## BEGIN Data block
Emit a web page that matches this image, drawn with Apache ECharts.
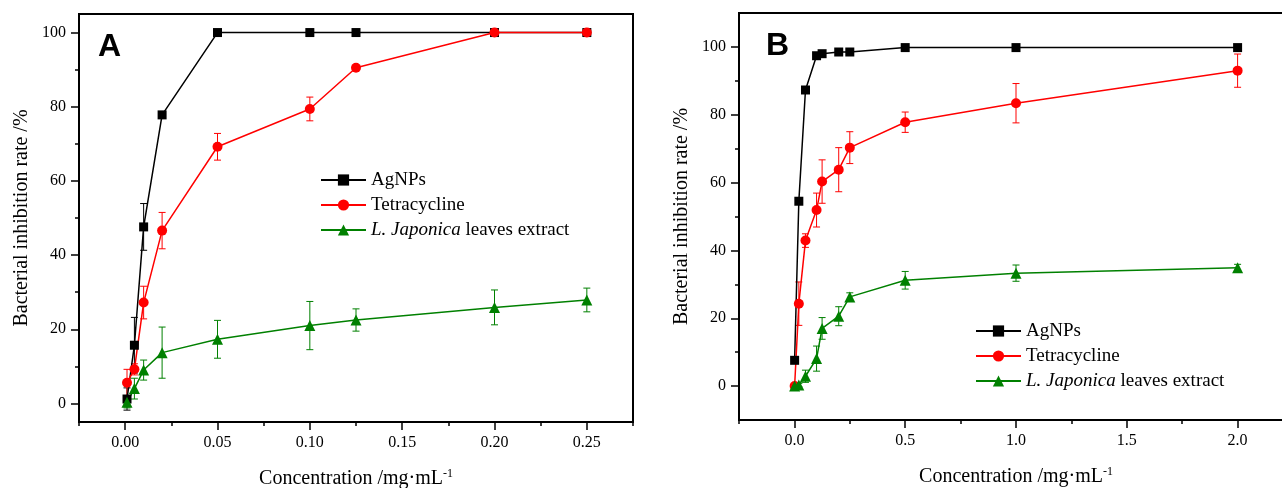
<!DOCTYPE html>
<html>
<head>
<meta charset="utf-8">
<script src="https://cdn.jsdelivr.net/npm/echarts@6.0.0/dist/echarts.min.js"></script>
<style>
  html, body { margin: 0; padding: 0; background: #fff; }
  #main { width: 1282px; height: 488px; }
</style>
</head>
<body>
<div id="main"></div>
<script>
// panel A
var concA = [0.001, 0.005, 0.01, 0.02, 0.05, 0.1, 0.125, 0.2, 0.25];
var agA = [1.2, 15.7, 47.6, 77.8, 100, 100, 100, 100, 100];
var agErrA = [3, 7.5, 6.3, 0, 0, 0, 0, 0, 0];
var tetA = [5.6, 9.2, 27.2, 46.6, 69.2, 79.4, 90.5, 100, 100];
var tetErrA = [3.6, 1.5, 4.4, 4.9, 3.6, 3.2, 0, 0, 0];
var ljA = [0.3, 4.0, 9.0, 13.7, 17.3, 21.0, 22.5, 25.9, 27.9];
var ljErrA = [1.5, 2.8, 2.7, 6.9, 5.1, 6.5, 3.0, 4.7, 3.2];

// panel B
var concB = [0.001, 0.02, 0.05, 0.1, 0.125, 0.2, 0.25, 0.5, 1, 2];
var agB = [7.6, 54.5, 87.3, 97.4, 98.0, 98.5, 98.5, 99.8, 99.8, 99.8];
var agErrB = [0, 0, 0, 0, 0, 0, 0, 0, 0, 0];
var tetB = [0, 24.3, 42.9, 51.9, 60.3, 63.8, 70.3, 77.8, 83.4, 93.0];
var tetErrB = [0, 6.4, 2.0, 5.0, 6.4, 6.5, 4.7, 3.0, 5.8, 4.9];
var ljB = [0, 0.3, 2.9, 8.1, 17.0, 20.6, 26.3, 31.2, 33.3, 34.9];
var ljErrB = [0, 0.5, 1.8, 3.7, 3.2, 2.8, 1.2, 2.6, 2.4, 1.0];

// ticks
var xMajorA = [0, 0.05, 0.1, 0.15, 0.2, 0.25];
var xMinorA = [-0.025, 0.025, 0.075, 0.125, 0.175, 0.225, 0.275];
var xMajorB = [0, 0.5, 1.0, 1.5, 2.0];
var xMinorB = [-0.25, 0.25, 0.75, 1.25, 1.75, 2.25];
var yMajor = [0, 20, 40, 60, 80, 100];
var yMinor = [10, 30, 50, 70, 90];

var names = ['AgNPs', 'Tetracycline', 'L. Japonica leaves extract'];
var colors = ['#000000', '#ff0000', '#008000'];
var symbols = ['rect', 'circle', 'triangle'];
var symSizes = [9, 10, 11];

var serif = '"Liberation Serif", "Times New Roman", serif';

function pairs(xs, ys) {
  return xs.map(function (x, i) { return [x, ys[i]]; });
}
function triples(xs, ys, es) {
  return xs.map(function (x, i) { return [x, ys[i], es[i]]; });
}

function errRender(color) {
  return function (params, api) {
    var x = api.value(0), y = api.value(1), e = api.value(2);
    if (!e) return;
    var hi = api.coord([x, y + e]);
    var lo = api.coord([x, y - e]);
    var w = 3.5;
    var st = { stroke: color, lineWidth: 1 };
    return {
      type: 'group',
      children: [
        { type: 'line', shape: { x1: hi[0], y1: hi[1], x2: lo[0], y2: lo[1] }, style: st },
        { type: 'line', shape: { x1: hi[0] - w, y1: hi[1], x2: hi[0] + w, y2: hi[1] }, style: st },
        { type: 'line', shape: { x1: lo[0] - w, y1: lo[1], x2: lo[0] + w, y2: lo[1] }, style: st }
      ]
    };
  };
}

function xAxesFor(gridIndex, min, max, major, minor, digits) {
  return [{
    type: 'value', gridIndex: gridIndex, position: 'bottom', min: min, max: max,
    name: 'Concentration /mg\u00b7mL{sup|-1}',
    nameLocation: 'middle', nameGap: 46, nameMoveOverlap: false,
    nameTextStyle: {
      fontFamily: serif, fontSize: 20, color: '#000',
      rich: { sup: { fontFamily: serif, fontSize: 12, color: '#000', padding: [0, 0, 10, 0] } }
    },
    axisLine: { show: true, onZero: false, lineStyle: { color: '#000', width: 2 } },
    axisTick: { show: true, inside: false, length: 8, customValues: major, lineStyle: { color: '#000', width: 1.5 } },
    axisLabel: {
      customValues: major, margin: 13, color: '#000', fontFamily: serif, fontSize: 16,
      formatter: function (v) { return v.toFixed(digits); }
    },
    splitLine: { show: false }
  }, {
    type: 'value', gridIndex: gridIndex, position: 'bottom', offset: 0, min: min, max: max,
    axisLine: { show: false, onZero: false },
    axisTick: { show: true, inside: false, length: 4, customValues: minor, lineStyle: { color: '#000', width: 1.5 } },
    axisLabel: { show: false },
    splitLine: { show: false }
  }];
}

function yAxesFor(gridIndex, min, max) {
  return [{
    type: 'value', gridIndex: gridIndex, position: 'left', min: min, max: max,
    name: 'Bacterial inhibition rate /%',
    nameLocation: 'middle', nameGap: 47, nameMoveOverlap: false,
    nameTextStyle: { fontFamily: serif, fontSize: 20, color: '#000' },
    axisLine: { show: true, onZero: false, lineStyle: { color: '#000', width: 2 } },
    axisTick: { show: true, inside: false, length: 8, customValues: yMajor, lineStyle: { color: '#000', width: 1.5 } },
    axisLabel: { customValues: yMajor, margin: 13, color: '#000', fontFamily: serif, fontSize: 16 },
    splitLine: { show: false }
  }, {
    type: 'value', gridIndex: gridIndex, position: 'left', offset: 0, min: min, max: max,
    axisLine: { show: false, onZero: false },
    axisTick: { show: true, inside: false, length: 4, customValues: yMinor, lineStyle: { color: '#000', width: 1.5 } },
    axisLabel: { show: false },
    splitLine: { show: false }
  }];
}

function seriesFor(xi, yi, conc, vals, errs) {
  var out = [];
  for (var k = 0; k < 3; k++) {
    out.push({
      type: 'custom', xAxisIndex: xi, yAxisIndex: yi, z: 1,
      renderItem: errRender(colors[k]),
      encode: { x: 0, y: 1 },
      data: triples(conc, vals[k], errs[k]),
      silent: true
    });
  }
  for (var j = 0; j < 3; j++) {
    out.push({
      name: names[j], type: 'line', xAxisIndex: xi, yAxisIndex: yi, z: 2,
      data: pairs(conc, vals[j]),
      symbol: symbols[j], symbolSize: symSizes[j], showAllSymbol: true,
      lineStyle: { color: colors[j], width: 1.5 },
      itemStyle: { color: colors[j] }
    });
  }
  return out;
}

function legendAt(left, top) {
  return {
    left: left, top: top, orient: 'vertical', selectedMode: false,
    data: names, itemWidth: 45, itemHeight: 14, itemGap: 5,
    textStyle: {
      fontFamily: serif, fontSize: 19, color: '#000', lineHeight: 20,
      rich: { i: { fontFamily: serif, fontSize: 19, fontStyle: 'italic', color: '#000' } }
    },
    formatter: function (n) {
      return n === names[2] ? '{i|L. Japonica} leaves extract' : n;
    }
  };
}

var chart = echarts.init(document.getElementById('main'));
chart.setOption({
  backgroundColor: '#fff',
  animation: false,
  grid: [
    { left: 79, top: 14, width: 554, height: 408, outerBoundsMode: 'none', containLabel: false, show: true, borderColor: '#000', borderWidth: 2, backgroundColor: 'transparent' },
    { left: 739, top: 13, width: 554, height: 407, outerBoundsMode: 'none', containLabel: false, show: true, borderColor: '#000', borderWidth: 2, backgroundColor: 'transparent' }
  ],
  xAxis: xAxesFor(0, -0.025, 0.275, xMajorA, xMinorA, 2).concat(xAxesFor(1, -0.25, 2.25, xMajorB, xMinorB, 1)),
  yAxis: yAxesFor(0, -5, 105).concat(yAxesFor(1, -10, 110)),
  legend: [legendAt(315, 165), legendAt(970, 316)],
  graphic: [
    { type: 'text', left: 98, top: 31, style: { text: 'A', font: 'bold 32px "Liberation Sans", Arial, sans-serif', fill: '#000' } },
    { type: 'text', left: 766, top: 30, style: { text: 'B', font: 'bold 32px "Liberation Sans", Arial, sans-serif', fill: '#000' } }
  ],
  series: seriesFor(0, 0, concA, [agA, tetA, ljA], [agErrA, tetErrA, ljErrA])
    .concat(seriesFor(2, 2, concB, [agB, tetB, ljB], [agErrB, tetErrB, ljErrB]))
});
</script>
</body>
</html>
## END Data block
* **Problem details**
The lines from the start of the data through the line that contains "3.0, 4.7, 3.2];" are to be returned exactly, please, with both ends included and every picture left out.

* **Solution to the exercise**
Emit a web page that matches this image, drawn with Apache ECharts.
<!DOCTYPE html>
<html>
<head>
<meta charset="utf-8">
<script src="https://cdn.jsdelivr.net/npm/echarts@6.0.0/dist/echarts.min.js"></script>
<style>
  html, body { margin: 0; padding: 0; background: #fff; }
  #main { width: 1282px; height: 488px; }
</style>
</head>
<body>
<div id="main"></div>
<script>
// panel A
var concA = [0.001, 0.005, 0.01, 0.02, 0.05, 0.1, 0.125, 0.2, 0.25];
var agA = [1.2, 15.7, 47.6, 77.8, 100, 100, 100, 100, 100];
var agErrA = [3, 7.5, 6.3, 0, 0, 0, 0, 0, 0];
var tetA = [5.6, 9.2, 27.2, 46.6, 69.2, 79.4, 90.5, 100, 100];
var tetErrA = [3.6, 1.5, 4.4, 4.9, 3.6, 3.2, 0, 0, 0];
var ljA = [0.3, 4.0, 9.0, 13.7, 17.3, 21.0, 22.5, 25.9, 27.9];
var ljErrA = [1.5, 2.8, 2.7, 6.9, 5.1, 6.5, 3.0, 4.7, 3.2];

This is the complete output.